Robert Jackman

How Bake Off conquered America

  • From Spectator Life
The Great British Bake Off, Channel 4

From Gordon Ramsay to James Corden, predicting which Brits will make a splash in Hollywood has long been a fool’s errand – even in the Netflix era. After all, what’s the latest British export to conquer the greatest entertainment market on earth? The Great British Bake Off.

Well, almost. Like Cary Grant (born in Bristol as Archibald Leach), our humble baking show needed a slight rebrand ahead of its launch stateside. Instead the show made its debut, in 2014, under a slightly different name: The Great British Baking Show. After becoming a ratings hit, the competition was then snapped up by a much bigger name altogether: Netflix.
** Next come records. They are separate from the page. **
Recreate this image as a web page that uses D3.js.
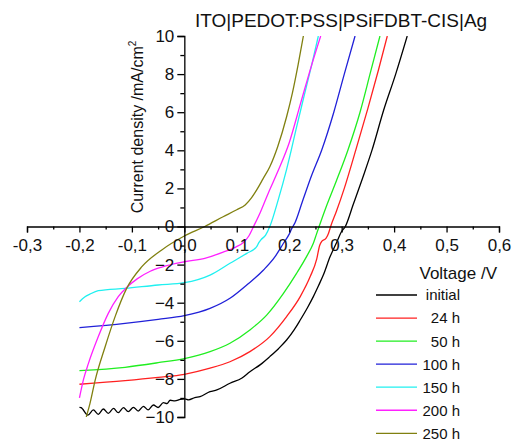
<!DOCTYPE html>
<html>
<head>
<meta charset="utf-8">
<script src="https://cdn.jsdelivr.net/npm/d3@7"></script>
<style>
  body { margin: 0; background: #fff; }
  svg { display: block; font-family: Arial, "Liberation Sans", sans-serif; }
</style>
</head>
<body>
<svg id="chart" width="514" height="441"></svg>
<script>
// J-V data: [voltage V, current density mA/cm2]
var jvInitial = [
  [-0.200, -9.50], [-0.197, -9.51], [-0.184, -9.90], [-0.1735, -9.63], [-0.164, -9.86],
  [-0.1545, -9.58], [-0.145, -9.81], [-0.135, -9.55], [-0.126, -9.77], [-0.116, -9.51],
  [-0.107, -9.72], [-0.097, -9.49], [-0.088, -9.69], [-0.078, -9.44], [-0.069, -9.63],
  [-0.059, -9.37], [-0.050, -9.50], [-0.040, -9.25], [-0.033, -9.30], [-0.027, -9.12],
  [-0.018, -9.15], [-0.008, -9.08], [0.001, -9.05], [0.008, -9.10], [0.020, -8.98],
  [0.030, -8.93], [0.049, -8.67], [0.062, -8.58], [0.087, -8.23], [0.110, -7.95],
  [0.125, -7.62], [0.145, -7.25], [0.163, -6.83], [0.180, -6.40], [0.195, -5.96],
  [0.210, -5.40], [0.221, -4.91], [0.235, -4.25], [0.246, -3.68], [0.256, -3.10],
  [0.265, -2.55], [0.278, -1.58], [0.291, -0.80], [0.299, -0.30], [0.307, 0.00],
  [0.322, 1.15], [0.340, 2.55], [0.358, 4.02], [0.380, 6.10], [0.403, 8.00], [0.425, 10.0]
];
var jv24h = [
  [-0.200, -8.28], [-0.113, -8.09], [-0.050, -7.92], [0.000, -7.76], [0.049, -7.44],
  [0.087, -7.10], [0.125, -6.57], [0.163, -5.78], [0.195, -4.73], [0.221, -3.68],
  [0.240, -2.63], [0.2525, -1.70], [0.258, -1.00], [0.262, -0.78], [0.270, -0.62],
  [0.275, -0.35], [0.279, 0.00], [0.290, 0.80], [0.305, 2.00], [0.327, 4.02],
  [0.350, 6.20], [0.370, 8.20], [0.387, 10.0]
];
var jv50h = [
  [-0.200, -7.57], [-0.113, -7.39], [-0.050, -7.15], [0.000, -6.93], [0.049, -6.57],
  [0.087, -6.13], [0.125, -5.43], [0.157, -4.65], [0.189, -3.51], [0.214, -2.46],
  [0.233, -1.58], [0.246, -0.88], [0.252, -0.40], [0.257, 0.00], [0.270, 1.00],
  [0.290, 2.40], [0.312, 4.02], [0.335, 6.00], [0.355, 8.10], [0.373, 10.0]
];
var jv100h = [
  [-0.200, -5.31], [-0.113, -5.08], [-0.050, -4.87], [0.000, -4.68], [0.049, -4.30],
  [0.087, -3.77], [0.119, -3.07], [0.151, -2.28], [0.173, -1.58], [0.189, -0.88],
  [0.200, -0.40], [0.205, -0.10], [0.211, 0.20], [0.225, 1.30], [0.243, 2.70],
  [0.262, 4.02], [0.285, 6.00], [0.305, 8.00], [0.3255, 10.0]
];
var jv150h = [
  [-0.200, -3.95], [-0.190, -3.70], [-0.180, -3.55], [-0.164, -3.37], [-0.113, -3.25],
  [-0.050, -3.07], [0.000, -2.95], [0.049, -2.55], [0.087, -1.93], [0.119, -1.41],
  [0.138, -1.06], [0.142, -0.85], [0.146, -0.70], [0.155, -0.45], [0.163, 0.00],
  [0.179, 1.40], [0.195, 3.00], [0.204, 4.02], [0.213, 5.10], [0.227, 6.70],
  [0.243, 8.50], [0.2555, 10.0]
];
var jv200h = [
  [-0.200, -9.00], [-0.192, -8.00], [-0.183, -7.20], [-0.164, -5.78], [-0.145, -4.56],
  [-0.126, -3.68], [-0.110, -3.20], [-0.090, -2.75], [-0.065, -2.35], [-0.043, -2.13],
  [0.000, -1.85], [0.039, -1.67], [0.074, -1.35], [0.098, -1.08], [0.112, -0.85],
  [0.123, -0.50], [0.132, 0.00], [0.145, 0.75], [0.160, 1.75], [0.180, 3.00],
  [0.200, 4.40], [0.222, 6.50], [0.243, 8.50], [0.260, 10.0]
];
var jv250h = [
  [-0.187, -10.0], [-0.180, -9.30], [-0.170, -8.06], [-0.151, -6.31], [-0.132, -4.73],
  [-0.110, -3.25], [-0.081, -2.11], [-0.043, -1.23], [0.000, -0.50], [0.039, 0.00],
  [0.074, 0.51], [0.100, 0.88], [0.116, 1.13], [0.128, 1.50], [0.138, 1.92],
  [0.150, 2.50], [0.163, 3.14], [0.178, 4.19], [0.195, 5.76], [0.206, 7.00],
  [0.217, 8.50], [0.227, 10.0]
];

var seriesNames = ['initial', '24 h', '50 h', '100 h', '150 h', '200 h', '250 h'];
var seriesColors = ['#000000', '#ff2020', '#20ee20', '#2020d8', '#20f0f0', '#ff20ff', '#808010'];
var seriesData = [jvInitial, jv24h, jv50h, jv100h, jv150h, jv200h, jv250h];

var xTicks = [-0.3, -0.2, -0.1, 0.0, 0.1, 0.2, 0.3, 0.4, 0.5, 0.6];
var yTicks = [-10, -8, -6, -4, -2, 0, 2, 4, 6, 8, 10];

var svg = d3.select('#chart');

var x = d3.scaleLinear().domain([-0.3, 0.6]).range([27, 499]);
var y = d3.scaleLinear().domain([-10, 10]).range([417, 36]);

svg.append('defs').append('clipPath').attr('id', 'plot-clip')
  .append('rect')
  .attr('x', x(-0.3)).attr('y', y(10))
  .attr('width', x(0.6) - x(-0.3)).attr('height', y(-10) - y(10));

// curves
var line = d3.line()
  .x(function(d) { return x(d[0]); })
  .y(function(d) { return y(d[1]); })
  .curve(d3.curveMonotoneX);

svg.append('g').attr('clip-path', 'url(#plot-clip)')
  .selectAll('path')
  .data(seriesData)
  .join('path')
  .attr('d', line)
  .attr('fill', 'none')
  .attr('stroke', function(d, i) { return seriesColors[i]; })
  .attr('stroke-width', 1.3);

// x axis sits on J = 0
var xFmt = function(d) { return d.toFixed(1).replace('.', ','); };
var xMinor = d3.range(-0.25, 0.6, 0.1);

svg.append('g')
  .attr('transform', 'translate(0,' + y(0) + ')')
  .call(d3.axisBottom(x).tickValues(xTicks).tickFormat(xFmt).tickSize(6).tickPadding(6));
svg.append('g')
  .attr('transform', 'translate(0,' + y(0) + ')')
  .call(d3.axisBottom(x).tickValues(xMinor).tickFormat('').tickSize(3))
  .select('.domain').remove();

// y axis sits on V = 0
svg.append('g')
  .attr('transform', 'translate(' + x(0) + ',0)')
  .call(d3.axisLeft(y).tickValues(yTicks).tickSize(7).tickPadding(3));
svg.append('g')
  .attr('transform', 'translate(' + x(0) + ',0)')
  .call(d3.axisLeft(y).tickValues(d3.range(-9, 10, 2)).tickFormat('').tickSize(4))
  .select('.domain').remove();

svg.selectAll('.domain, .tick line')
  .attr('stroke', '#000')
  .attr('stroke-width', 1.3);
svg.selectAll('.tick text')
  .attr('font-family', 'Arial, "Liberation Sans", sans-serif')
  .attr('font-size', 17)
  .attr('fill', '#111');

// titles
svg.append('text')
  .attr('x', 195).attr('y', 27)
  .attr('font-size', 19)
  .attr('fill', '#111')
  .text('ITO|PEDOT:PSS|PSiFDBT-CIS|Ag');

var yLabel = svg.append('text')
  .attr('transform', 'translate(143,127) rotate(-90)')
  .attr('text-anchor', 'middle')
  .attr('font-size', 16)
  .attr('fill', '#111');
yLabel.append('tspan').text('Current density /mA/cm');
yLabel.append('tspan').attr('font-size', 10).attr('dy', -7).text('2');

svg.append('text')
  .attr('x', 497).attr('y', 279)
  .attr('text-anchor', 'end')
  .attr('font-size', 17)
  .attr('fill', '#111')
  .text('Voltage /V');

// legend
var legend = svg.append('g')
  .selectAll('g')
  .data(seriesNames)
  .join('g')
  .attr('transform', function(d, i) { return 'translate(0,' + (295 + i * 23.05) + ')'; });

legend.append('line')
  .attr('x1', 376).attr('x2', 417)
  .attr('stroke', function(d, i) { return seriesColors[i]; })
  .attr('stroke-width', 1.3);

legend.append('text')
  .attr('x', 460).attr('dy', '0.36em')
  .attr('text-anchor', 'end')
  .attr('font-size', 15)
  .attr('fill', '#111')
  .text(function(d) { return d; });
</script>
</body>
</html>
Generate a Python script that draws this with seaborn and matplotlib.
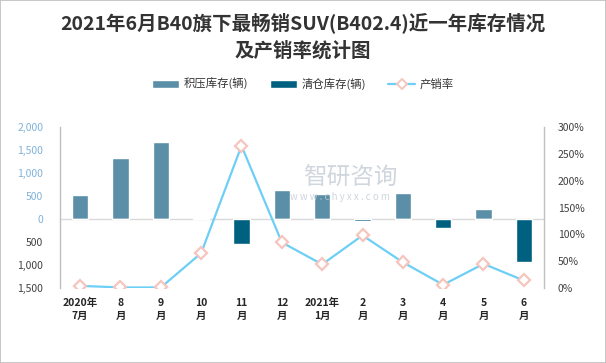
import numpy as np
import pandas as pd
import matplotlib
matplotlib.use("Agg")
import matplotlib.pyplot as plt
import seaborn as sns
from matplotlib.lines import Line2D
from matplotlib.patches import Patch, Rectangle
from matplotlib.ticker import FuncFormatter

# Data
months = ["2020年\n7月", "8\n月", "9\n月", "10\n月", "11\n月", "12\n月",
          "2021年\n1月", "2\n月", "3\n月", "4\n月", "5\n月", "6\n月"]
backlog = [520, 1320, 1670, 30, 0, 630, 540, 0, 565, 0, 215, 0]        # 积压库存(辆)
clearance = [0, 0, 0, 0, 540, 0, 0, 40, 0, 190, 0, 930]                 # 清仓库存(辆), drawn below zero
sell_rate = [4, 1, 1, 65, 265, 85, 44, 98, 48, 6, 45, 14]               # 产销率 (%)

series_names = ["积压库存(辆)", "清仓库存(辆)", "产销率"]
bar_colors = ["#5B8FA8", "#00607F"]
line_color = "#6DCFF6"
marker_edge = "#F6C5BE"

df = pd.DataFrame({
    "month": months * 2,
    "value": backlog + [-v for v in clearance],
    "type": [series_names[0]] * len(months) + [series_names[1]] * len(months),
})

sns.set_theme(style="white")
plt.rcParams["font.family"] = ["Noto Sans CJK SC", "DejaVu Sans"]

fig = plt.figure(figsize=(6.06, 3.63), dpi=100)
ax = fig.add_axes([60 / 606, 1 - 288 / 363, 484 / 606, 161 / 363])

sns.barplot(data=df, x="month", y="value", hue="type", dodge=False,
            palette=bar_colors, width=0.4, errorbar=None, legend=False,
            saturation=1, ax=ax)
ax.axhline(0, color="#d9d9d9", lw=1, zorder=0.5)

ax.set_ylim(-1500, 2000)
ax.set_yticks(np.arange(-1500, 2001, 500))
ax.yaxis.set_major_formatter(FuncFormatter(lambda v, p: f"{abs(v):,.0f}"))
for lab, v in zip(ax.get_yticklabels(), ax.get_yticks()):
    lab.set_color("#7FB2D9" if v >= 0 else "#404040")
ax.set_xlabel("")
ax.set_ylabel("")
ax.tick_params(axis="y", length=0, labelsize=7.5, pad=12)
ax.tick_params(axis="x", length=0, labelsize=7.5, pad=7)
for lab in ax.get_xticklabels():
    lab.set_fontweight("bold")
    lab.set_color("#262626")
    lab.set_linespacing(1.4)

for side in ["top", "bottom"]:
    ax.spines[side].set_visible(False)
for side in ["left", "right"]:
    ax.spines[side].set_color("#bfbfbf")
    ax.spines[side].set_linewidth(1)

# right axis: sell-through rate
ax2 = ax.twinx()
sns.lineplot(x=np.arange(len(months)), y=sell_rate, ax=ax2, color=line_color,
             lw=1.6, marker="D", markersize=6, markerfacecolor="white",
             markeredgecolor=marker_edge, markeredgewidth=1.6)
ax2.set_ylim(0, 300)
ax2.set_yticks(np.arange(0, 301, 50))
ax2.yaxis.set_major_formatter(FuncFormatter(lambda v, p: f"{v:.0f}%"))
ax2.tick_params(axis="y", length=0, labelsize=7.5, labelcolor="#404040", pad=10)
for side in ax2.spines:
    ax2.spines[side].set_visible(False)
ax.set_xlim(-0.5, len(months) - 0.5)
ax2.set_xlim(-0.5, len(months) - 0.5)

# titles
fig.text(0.5, 1 - 23 / 363, "2021年6月B40旗下最畅销SUV(B402.4)近一年库存情况",
         ha="center", va="center", fontsize=14, fontweight="bold", color="#333333")
fig.text(0.5, 1 - 51 / 363, "及产销率统计图",
         ha="center", va="center", fontsize=14, fontweight="bold", color="#333333")

# legend
handles = [
    Patch(facecolor=bar_colors[0]),
    Patch(facecolor=bar_colors[1]),
    Line2D([0], [0], color=line_color, lw=1.6, marker="D", markersize=5,
           markerfacecolor="white", markeredgecolor=marker_edge, markeredgewidth=1.4),
]
fig.legend(handles, series_names, loc="center", bbox_to_anchor=(0.5, 1 - 84 / 363),
           ncol=3, frameon=False, fontsize=8.2, handlelength=2.4, handleheight=0.7,
           columnspacing=1.9, handletextpad=0.4, labelcolor="#333333")

# watermark
fig.text(350 / 606, 1 - 178 / 363, "智研咨询", ha="center", va="center",
         fontsize=17, color="#c4ccd6", alpha=0.8)
fig.text(340 / 606, 1 - 197 / 363, "w w w . c h y x x . c o m", ha="center", va="center",
         fontsize=7, color="#c4ccd6", alpha=0.8)

fig.add_artist(Rectangle((0, 0), 1, 1, transform=fig.transFigure, fill=False,
                         ec="#bfbfbf", lw=1.2))

fig.savefig("out.png", dpi=100)
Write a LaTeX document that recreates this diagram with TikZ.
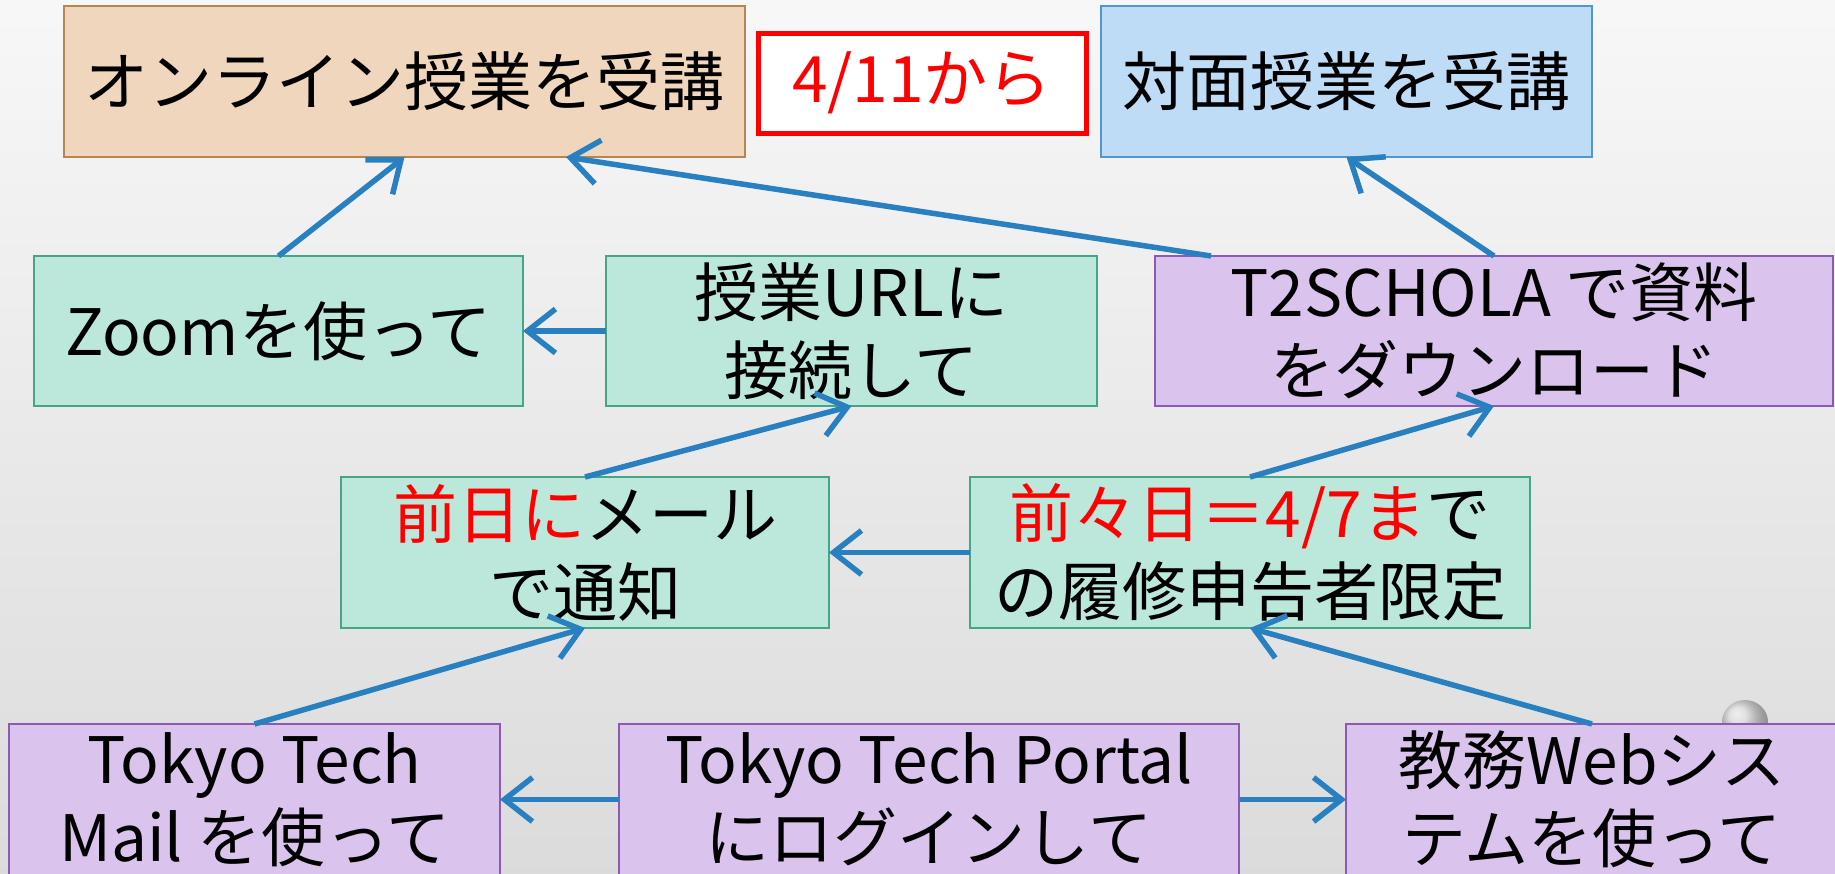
\documentclass[tikz,border=0pt]{standalone}
\usepackage{fontspec}
\setmainfont{Noto Sans CJK JP}
\usepackage{tikz}
\usetikzlibrary{arrows.meta}
\definecolor{arrowColor}{RGB}{41,128,193}
\definecolor{peachFill}{RGB}{240,214,188}
\definecolor{peachLine}{RGB}{180,135,80}
\definecolor{skyFill}{RGB}{190,220,246}
\definecolor{skyLine}{RGB}{80,150,210}
\definecolor{mintFill}{RGB}{188,232,220}
\definecolor{mintLine}{RGB}{70,165,135}
\definecolor{lilacFill}{RGB}{218,195,236}
\definecolor{lilacLine}{RGB}{140,90,180}
\definecolor{dateRed}{RGB}{255,0,0}
\tikzstyle{slide} = [x = 1pt, y = -1pt]
\tikzstyle{boxStyle} = [rectangle, inner sep = 0pt, outer sep = 0pt, line width = 2pt, align = center, font = \fontsize{64}{78}\selectfont]
\tikzstyle{onlineStyle} = [boxStyle, fill = peachFill, draw = peachLine]
\tikzstyle{faceStyle} = [boxStyle, fill = skyFill, draw = skyLine]
\tikzstyle{mintStyle} = [boxStyle, fill = mintFill, draw = mintLine]
\tikzstyle{lilacStyle} = [boxStyle, fill = lilacFill, draw = lilacLine]
\tikzstyle{dateStyle} = [boxStyle, fill = white, draw = dateRed, line width = 5pt]
\tikzstyle{flowArrowStyle} = [color = arrowColor, line width = 5.5pt, -{Straight Barb[length = 28pt, width = 44pt]}]
\newcommand{\flowArrow}[2]{\draw [flowArrowStyle] (#1) -- (#2);}
\newcommand{\textRed}[1]{\textcolor{dateRed}{#1}}

\begin{document}
\begin{tikzpicture}[slide]
        \clip (0,0) rectangle (1835,873);
        \shade [top color = white!97!black, bottom color = black!14] (0,0) rectangle (1835,873);
        \shade [ball color = white!85!black, opacity = 0.6] (1745,722) ellipse (23 and 22);
        \node [onlineStyle, minimum width = 681pt, minimum height = 151pt] (onlineBox) at (404.5,81.5) {オンライン授業を受講};
        \node [dateStyle, minimum width = 328pt, minimum height = 100pt] (dateBox) at (922,83) {\textRed{4/11から}};
        \node [faceStyle, minimum width = 491pt, minimum height = 151pt] (faceBox) at (1346.5,81.5) {対面授業を受講};
        \node [mintStyle, minimum width = 489pt, minimum height = 150pt] (zoomBox) at (278.5,331) {Zoomを使って};
        \node [mintStyle, minimum width = 491pt, minimum height = 150pt] (urlBox) at (851.5,331) {授業URLに\\接続して};
        \node [lilacStyle, minimum width = 678pt, minimum height = 150pt] (scholaBox) at (1494,331) {T2SCHOLA で資料\\をダウンロード};
        \node [mintStyle, minimum width = 488pt, minimum height = 151pt] (noticeBox) at (585,552.5) {\textRed{前日に}メール\\で通知};
        \node [mintStyle, minimum width = 560pt, minimum height = 151pt] (limitBox) at (1250,552.5) {\textRed{前々日＝4/7ま}で\\の履修申告者限定};
        \node [lilacStyle, minimum width = 491pt, minimum height = 151pt] (mailBox) at (254.5,799.5) {Tokyo Tech\\Mail を使って};
        \node [lilacStyle, minimum width = 620pt, minimum height = 151pt] (portalBox) at (929,799.5) {Tokyo Tech Portal\\にログインして};
        \node [lilacStyle, minimum width = 492pt, minimum height = 151pt] (kyomuBox) at (1592,799.5) {教務Webシス\\テムを使って};
        \flowArrow{zoomBox.north}{onlineBox.south}
        \flowArrow{[xshift = 56pt]scholaBox.north west}{[xshift = 161.5pt]onlineBox.south}
        \flowArrow{scholaBox.north}{faceBox.south}
        \flowArrow{urlBox.west}{zoomBox.east}
        \flowArrow{noticeBox.north}{urlBox.south}
        \flowArrow{limitBox.north}{scholaBox.south}
        \flowArrow{limitBox.west}{noticeBox.east}
        \flowArrow{mailBox.north}{noticeBox.south}
        \flowArrow{kyomuBox.north}{limitBox.south}
        \flowArrow{portalBox.west}{mailBox.east}
        \flowArrow{portalBox.east}{kyomuBox.west}
      \end{tikzpicture}
\end{document}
Within three years, the Baking Show had gone stratospheric: finally earning its place, last year, as one of the most streamed shows in America. Did the 2020 home-baking fixation play a part? Perhaps. But what an achievement nonetheless. No wonder, then, Netflix continues to plunder the BBC’s back catalogue, uploading old seasons of the Bake Off under the rather pretentious tagline ‘The Beginnings’.

‘I like how inoffensive it is,’ says an American friend of mine – a high-earner for a K-street law firm – of the Bake Off. ‘It’s fun that they’re not striving for perfection. And the way everyone just shrugs their shoulders when they screw up.’ For that reason, she says, it’s totally different to any American game show – a fact that she attributes, somewhat socialistically, to the lack of any serious prize money on offer (an unthinkable omission for any self-respecting US reality show).

The New York Times (admittedly not usually the most reliable judge of British culture) is a fan for similar reasons. Last October, it praised season 11 as offering a dose of ‘extra sweet normalcy’ during an otherwise torrid pandemic year.